It is well known, that thin film synthesis is a complex process, depending on a large number of parameters. These must be finely controlled and adjusted to yield thin films of high crystal quality.

3.4 Bulk synthesis

In bulk synthesis, also referred to as sintering, powder is densified to attain a desired composition and microstructure. Sintering is based on atom diffusion and chemical reactions between the components. The process can be divided into two types: solid state sintering and liquid phase sintering. In solid state sintering, the constituents remain in solid state throughout the synthesis, while in liquid sintering at least one of the components is in the liquid state at the sintering temperature.
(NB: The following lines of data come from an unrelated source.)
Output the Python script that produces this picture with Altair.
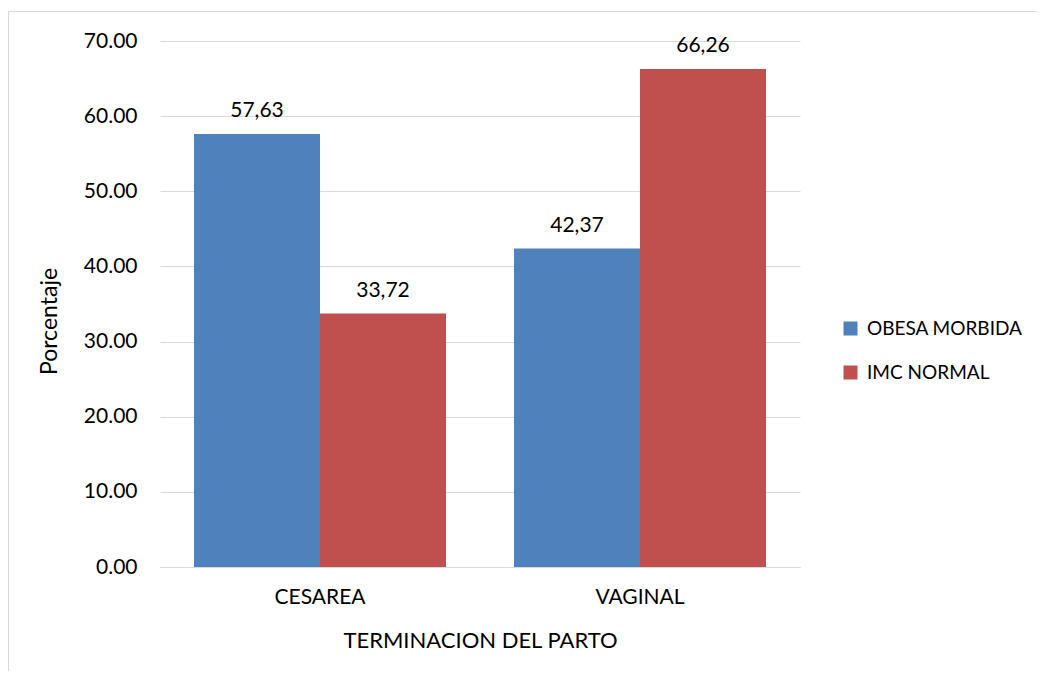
import altair as alt
import pandas as pd

categories = ["CESAREA", "CESAREA", "VAGINAL", "VAGINAL"]
series = ["OBESA MORBIDA", "    IMC NORMAL", "OBESA MORBIDA", "    IMC NORMAL"]
values = [57.63, 33.72, 42.37, 66.26]
labels = ["57,63", "33,72", "42,37", "66,26"]

series_order = ["OBESA MORBIDA", "    IMC NORMAL"]
colors = ["#4F81BD", "#C0504D"]
y_ticks = [0, 10, 20, 30, 40, 50, 60, 70]

df = pd.DataFrame({"cat": categories, "serie": series, "valor": values, "etiqueta": labels})

FONT = "Lato"
W, H = 640, 526

x = alt.X("cat:N", title="TERMINACION DEL PARTO",
          scale=alt.Scale(paddingInner=0.2125, paddingOuter=0.10625),
          axis=alt.Axis(labelAngle=0, ticks=False, domainColor="#D9D9D9", labelPadding=19,
                        labelFontSize=21, labelColor="#000000", labelFont=FONT, labelFontWeight="normal",
                        titleFontSize=22, titleColor="#000000", titleFont=FONT, titleFontWeight="normal",
                        titleY=73, titleBaseline="middle"))
xo = alt.XOffset("serie:N", sort=series_order, scale=alt.Scale(paddingInner=0, paddingOuter=0))
y = alt.Y("valor:Q", title="Porcentaje",
          scale=alt.Scale(domain=[0, 70], nice=False),
          axis=alt.Axis(values=y_ticks, format=".2f", domain=False, ticks=False, labelPadding=23,
                        gridColor="#D9D9D9", labelFontSize=21, labelColor="#000000", labelFont=FONT,
                        labelFontWeight="normal",
                        titleFontSize=23, titleColor="#000000", titleFont=FONT, titleFontWeight="normal",
                        titleX=-111, titleY=280, titleAngle=-90, titleAlign="center",
                        titleBaseline="middle"))
color = alt.Color("serie:N", sort=series_order,
                  scale=alt.Scale(domain=series_order, range=colors),
                  legend=alt.Legend(title=None, orient="none", legendX=681, legendY=278,
                                    symbolType="square", symbolSize=196, symbolStrokeWidth=0,
                                    symbolOpacity=1, labelFontSize=19, labelFont=FONT,
                                    labelColor="#000000", rowPadding=24, padding=0, labelOffset=7,
                                    labelLimit=400,
                                    labelExpr="replace(datum.label, / /g, '\u00a0')"))

border = alt.Chart(pd.DataFrame({"a": [0]})).mark_rect(
    fill=None, stroke="#D9D9D9", strokeWidth=1
).encode(x=alt.value(-151.5), x2=alt.value(900), y=alt.value(-29.5), y2=alt.value(660))

bars = alt.Chart(df).mark_bar(size=126).encode(x=x, xOffset=xo, y=y, color=color)
text = alt.Chart(df).mark_text(align="center", baseline="alphabetic", dy=-17,
                               fontSize=21, font=FONT, color="#000000").encode(
    x=x, xOffset=xo, y=y, text="etiqueta:N")

chart = alt.layer(border, bars, text).properties(
    width=W, height=H,
    autosize=alt.AutoSizeParams(type="none"),
    padding={"left": 152, "top": 33, "right": 237, "bottom": 104},
    background="white"
).configure_view(stroke=None)

chart.save("out.html", embed_options={"renderer": "svg", "actions": False})
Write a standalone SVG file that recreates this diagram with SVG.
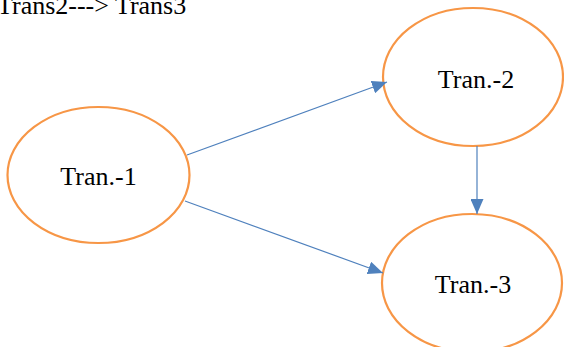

The major variables affecting the resultant bulk material may be divided into material variables and process variables. The latter include, e.g., temperature, pressure, heating and cooling rates, and atmosphere. Powder composition, purity, particle size and shape, and particle size distribution are some of the materials variables. Particle size distribution is described by using mesh sizes, e.g., “-325 mesh powder” means that > 90% of the particles pass through a 325 mesh sieve, which corresponds to a particle size of 44 µm.

Powders are often pressed simultaneously to a heat treatment, to increase the contact area of the particles and enhance the reaction rate, as well as to increase the driving force for densification. Pressureless sintering, on the other hand, is less expensive and scalable, which makes it applicable for commercial purposes.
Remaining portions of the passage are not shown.